Tuesday, March 14, 2017

Evidences for Ideology vs Principled Position

When people make blanket claims about a group (“white people are like X;” “black people never do Y”), they are expressing an ideology, not using words tailored to fit reality. Human beings are simply too diverse and complicated to fit into such universal categories. If you hear someone summing up the “state of the Russian mind” or “what the American people want” or claiming that politician X shows sure signs of a social pathology, but there is no evidence of research nor of any time spent personally examining the psychology of the individual, then you’re dealing with quackery; the person is a fake. Such people will check their scientific methodology at the door in order to gain a place in the arena of modern media’s ideological shouting match. They are welcomed by groups that want a certain sort of “voice”—not a quiet, calm, thoughtful voice, but one that will provide pseudo-intellectual “cover” for all the prejudices that group already possesses.
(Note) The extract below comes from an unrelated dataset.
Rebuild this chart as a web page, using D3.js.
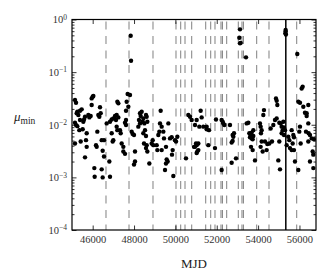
<!DOCTYPE html>
<html>
<head>
<meta charset="utf-8">
<script src="https://cdn.jsdelivr.net/npm/d3@7"></script>
<style>
  body { margin: 0; background: #fff; }
  svg { display: block; }
</style>
</head>
<body>
<svg id="chart"></svg>
<script>
// ---- data ----
let mjd = [
  45145, 45194, 45226, 45258, 45307, 45387, 45468, 45548, 45145, 45194, 45387, 45581, 45710,
  45355, 45516, 45677, 45710, 45629, 45629, 45420, 45145, 45258,
  46000, 45951, 46032, 45951, 45790, 45903, 45839, 46354, 46274, 46322, 46387, 46225, 46161,
  46193, 46435, 46548, 46483, 46548, 46806, 46080, 46096, 46435, 46483, 46838, 46677, 46838,
  46919, 46999, 47080, 47160, 47241, 47128, 47193, 47241, 46919, 46999, 46967, 47160, 47193,
  47322, 47354, 47402, 47483, 47483, 47563, 47563, 47612, 47612, 47644, 47692, 47805, 47612,
  47725, 47838, 47855, 47886, 47934, 47999, 48047, 47999, 48047, 48208, 48289, 48240, 48289,
  48369, 48321, 48450, 48418, 48498, 48579, 48611, 48643, 48531, 48450, 48579, 48482, 48579,
  48643, 48611, 48740, 48853, 48934, 48901, 49095, 49127, 49175, 49224, 49288, 49256, 49336,
  49417, 49449, 49546, 49336, 49546, 49627, 49498, 49578, 49659, 49740, 49820, 49869, 49836,
  49901, 49981, 50030, 50094, 50513, 50626, 50707, 50949, 51029, 50997, 50900, 51029, 51110,
  50787, 50948, 51028, 51061, 51109, 51157, 51270, 51222, 51351, 51512, 51512, 51593, 51625,
  51915, 51963, 52286, 52318, 52237, 52366, 52640, 52721, 52769, 52802, 52834, 52769, 52721,
  52931, 52237, 53446, 53527, 53575, 53640, 53688, 53769, 53688, 53608, 53769, 53737, 53656,
  53737, 53849, 54091, 54123, 54172, 54284, 54252, 54139, 54123, 54220, 54172, 54333, 54414,
  54446, 54543, 54607, 54672, 54736, 54817, 54865, 54898, 54930, 54898, 55026, 55091, 55026,
  54978, 55059, 55139, 55187, 55139, 55220, 55252, 55300, 55252, 55381, 55461, 55510, 55542,
  55623, 55671, 55735, 55623, 55703, 55784, 55735, 55945, 56026, 55993, 56058, 56106, 56154,
  55945, 56026, 56187, 56267, 56348, 56348, 56428, 56428, 56316, 56445, 56428, 56509, 56590,
  56509, 56638, 56670, 56670, 56702,
  53124, 53092, 53157, 53124, 53415, 55332, 55320, 55345, 55332, 55895
]
let mu = [
  0.0295, 0.0262, 0.0165, 0.0177, 0.0153, 0.0185, 0.0196, 0.0114, 0.0109, 0.0099, 0.0123, 0.0126, 0.0069,
  0.0079, 0.0082, 0.0051, 0.0038, 0.0024, 0.0142, 0.0048, 0.0044, 0.0094,
  0.0341, 0.0317, 0.0352, 0.0237, 0.0153, 0.0147, 0.0138, 0.0215, 0.0153, 0.0142, 0.0165, 0.0074, 0.0041,
  0.0038, 0.0051, 0.0051, 0.0032, 0.0025, 0.0020, 0.0015, 0.00103, 0.00142, 0.00100, 0.00103, 0.0106, 0.0114,
  0.0126, 0.0132, 0.0147, 0.0153, 0.0138, 0.0123, 0.0274, 0.0255, 0.0069, 0.0051, 0.0048, 0.0092, 0.0079,
  0.0079, 0.0069, 0.0044, 0.0038, 0.0031, 0.0028, 0.0109, 0.0099, 0.0123, 0.0274, 0.0384, 0.0367, 0.0185,
  0.022, 0.49, 0.165, 0.0074, 0.0067, 0.0064, 0.0020, 0.00176, 0.0031, 0.0092, 0.0106, 0.0123, 0.0165,
  0.0177, 0.0147, 0.0132, 0.0114, 0.0106, 0.0153, 0.0142, 0.0114, 0.0079, 0.0069, 0.0061, 0.0044, 0.0036,
  0.0031, 0.0041, 0.00184, 0.0044, 0.0041, 0.0051, 0.0041, 0.0033, 0.0064, 0.0074, 0.0185, 0.0106, 0.0092,
  0.0074, 0.0055, 0.0038, 0.0033, 0.00184, 0.0020, 0.00138, 0.0022, 0.0106, 0.0055, 0.0058, 0.0033, 0.0027,
  0.00106, 0.0051, 0.0048, 0.0059, 0.0023, 0.0153, 0.0142, 0.0099, 0.0123, 0.0044, 0.0038, 0.0029, 0.0033,
  0.0123, 0.0038, 0.0041, 0.0031, 0.0044, 0.0092, 0.0138, 0.0185, 0.0092, 0.0092, 0.0082, 0.0041, 0.0079,
  0.0036, 0.0126, 0.0114, 0.0106, 0.0123, 0.0099, 0.0099, 0.0046, 0.0064, 0.0059, 0.0069, 0.0049, 0.0019,
  0.0023, 0.00138, 0.0106, 0.0109, 0.0069, 0.0064, 0.0055, 0.0061, 0.0071, 0.0058, 0.0079, 0.0053, 0.0038,
  0.0033, 0.0021, 0.0106, 0.0092, 0.0079, 0.019, 0.0153, 0.0069, 0.0038, 0.0031, 0.0048, 0.0048, 0.0033,
  0.0043, 0.0044, 0.0085, 0.0048, 0.0099, 0.0123, 0.0317, 0.0286, 0.0237, 0.0132, 0.0109, 0.0106, 0.0048,
  0.0021, 0.00142, 0.0092, 0.0079, 0.0069, 0.0114, 0.0089, 0.0079, 0.0064, 0.0041, 0.0059, 0.0051, 0.0036,
  0.0033, 0.0044, 0.0058, 0.0079, 0.0064, 0.0020, 0.0033, 0.00138, 0.0092, 0.0074, 0.0044, 0.049, 0.053,
  0.0274, 0.0262, 0.022, 0.0169, 0.0165, 0.0147, 0.0237, 0.0106, 0.0074, 0.0069, 0.0048, 0.0064, 0.0055,
  0.0020, 0.0031, 0.0027, 0.0015, 0.0053,
  0.65, 0.45, 0.36, 0.352, 0.191, 0.59, 0.55, 0.52, 0.63, 0.221
]
// dashed epochs and the solid one
let dashedMjd = [46644, 47757, 48917, 50029, 50257, 50465, 50789, 51466, 51708, 51915,
                 52205, 52275, 52481, 53042, 53220, 53290, 53932, 54527, 55867]
let solidMjd = 55340

let xTicks = [46000, 48000, 50000, 52000, 54000, 56000]
let yTicks = [1e-4, 1e-3, 1e-2, 1e-1, 1]
let yExp = ['\u22124', '\u22123', '\u22122', '\u22121', '0']

let width = 330
let height = 280
let pLeft = 72, pRight = 316, pTop = 19.5, pBottom = 230

let svg = d3.select('#chart').attr('width', width).attr('height', height)
let font = '"Liberation Serif", "DejaVu Serif", serif'

let xScale = d3.scaleLinear().domain([45000, 56800]).range([pLeft, pRight])
let yScale = d3.scaleLog().domain([1e-4, 1]).range([pBottom, pTop])

svg.append('defs').append('clipPath').attr('id', 'clip')
   .append('rect').attr('x', pLeft).attr('y', pTop)
   .attr('width', pRight - pLeft).attr('height', pBottom - pTop)

let plot = svg.append('g').attr('clip-path', 'url(#clip)')

// vertical lines
plot.selectAll('line.dash')
    .data(dashedMjd)
    .enter()
    .append('line')
    .attr('class', 'dash')
    .attr('x1', d => xScale(d)).attr('x2', d => xScale(d))
    .attr('y1', pTop + 2).attr('y2', pBottom)
    .attr('stroke', '#808080')
    .attr('stroke-width', 1)
    .attr('stroke-dasharray', '8,6.5')

plot.append('line')
    .attr('x1', xScale(solidMjd)).attr('x2', xScale(solidMjd))
    .attr('y1', pTop).attr('y2', pBottom)
    .attr('stroke', '#000')
    .attr('stroke-width', 1.5)

// points
plot.selectAll('circle')
    .data(mjd.map((m, i) => ({ m: m, v: mu[i] })))
    .enter()
    .append('circle')
    .attr('cx', d => xScale(d.m))
    .attr('cy', d => yScale(d.v))
    .attr('r', 2.2)
    .attr('fill', '#000')

// minor log ticks
let minor = []
for (let e = -4; e < 0; e++) {
  for (let k = 2; k <= 9; k++) minor.push(k * Math.pow(10, e))
}

let styleAxis = g => {
  g.select('.domain').remove()
  g.selectAll('line').attr('stroke', '#000').attr('stroke-width', 0.8)
  g.selectAll('text').attr('font-family', font).attr('font-size', 10.5).attr('fill', '#333')
}

// x axes (bottom + top), ticks pointing in
svg.append('g')
   .attr('transform', 'translate(0,' + pBottom + ')')
   .call(d3.axisBottom(xScale).tickValues(xTicks).tickSize(-4.5).tickPadding(6).tickFormat(d3.format('d')))
   .call(styleAxis)
svg.append('g')
   .attr('transform', 'translate(0,' + pTop + ')')
   .call(d3.axisTop(xScale).tickValues(xTicks).tickSize(-4.5).tickFormat(''))
   .call(styleAxis)

// y axes (left + right)
let yLeft = svg.append('g')
   .attr('transform', 'translate(' + pLeft + ',0)')
   .call(d3.axisLeft(yScale).tickValues(yTicks).tickSize(-4.5).tickPadding(5).tickFormat(''))
   .call(styleAxis)
yLeft.selectAll('.tick text').each(function (d, i) {
  let t = d3.select(this).attr('dy', '0.32em')
  t.append('tspan').text('10')
  t.append('tspan').attr('dy', '-0.5em').attr('font-size', 7.5).text(yExp[i])
})
svg.append('g')
   .attr('transform', 'translate(' + pLeft + ',0)')
   .call(d3.axisLeft(yScale).tickValues(minor).tickSize(-2.5).tickFormat(''))
   .call(styleAxis)
svg.append('g')
   .attr('transform', 'translate(' + pRight + ',0)')
   .call(d3.axisRight(yScale).tickValues(yTicks).tickSize(-4.5).tickFormat(''))
   .call(styleAxis)
svg.append('g')
   .attr('transform', 'translate(' + pRight + ',0)')
   .call(d3.axisRight(yScale).tickValues(minor).tickSize(-2.5).tickFormat(''))
   .call(styleAxis)

// frame
svg.append('rect')
   .attr('x', pLeft).attr('y', pTop)
   .attr('width', pRight - pLeft).attr('height', pBottom - pTop)
   .attr('fill', 'none').attr('stroke', '#000').attr('stroke-width', 1.2)

// axis labels
svg.append('text')
   .attr('x', (pLeft + pRight) / 2).attr('y', 268)
   .attr('text-anchor', 'middle')
   .attr('font-family', font).attr('font-size', 13).attr('fill', '#222')
   .text('MJD')

let yl = svg.append('text')
   .attr('x', 14).attr('y', 121)
   .attr('font-family', font).attr('font-size', 13).attr('fill', '#222')
yl.append('tspan').attr('font-style', 'italic').text('\u03bc')
yl.append('tspan').attr('dy', '0.3em').attr('font-size', 9.5).text('min')
</script>
</body>
</html>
If, rather than trying to glean evidence from observable reality, a person seems more intent on forcing reality into the categories of his or her system, then you’re dealing with an ideologue. If evidence supporting a theory is trumpeted loudly and repeatedly, and evidence that may refute it is ignored repeatedly, then it’s an ideology, not a principled position. If every bit of data, no matter how contrary, is taken as evidence of the truth of the theory, then it’s ideology, not science.

If media conversations are staked two-to-one against a position, then the organizers are ideologues, not holders of a principled position. If organizers clearly set out to disadvantage one side rather than the other, they are ideologues. If interlocutors spend most of their time engaging in ad hominem attacks rather than examining terms, premises, or arguments, then they’re ideologues, not holders of a principled position. If an interlocutor seems more concerned with “looking smart” than with coming to some common understanding of the truth, then he or she is probably an ideologue. If the most pressing argument is the prestige and ostensible expertise of the speaker, or the supposed lack of these on the part of the interlocutor, then you’re probably dealing with an ideology.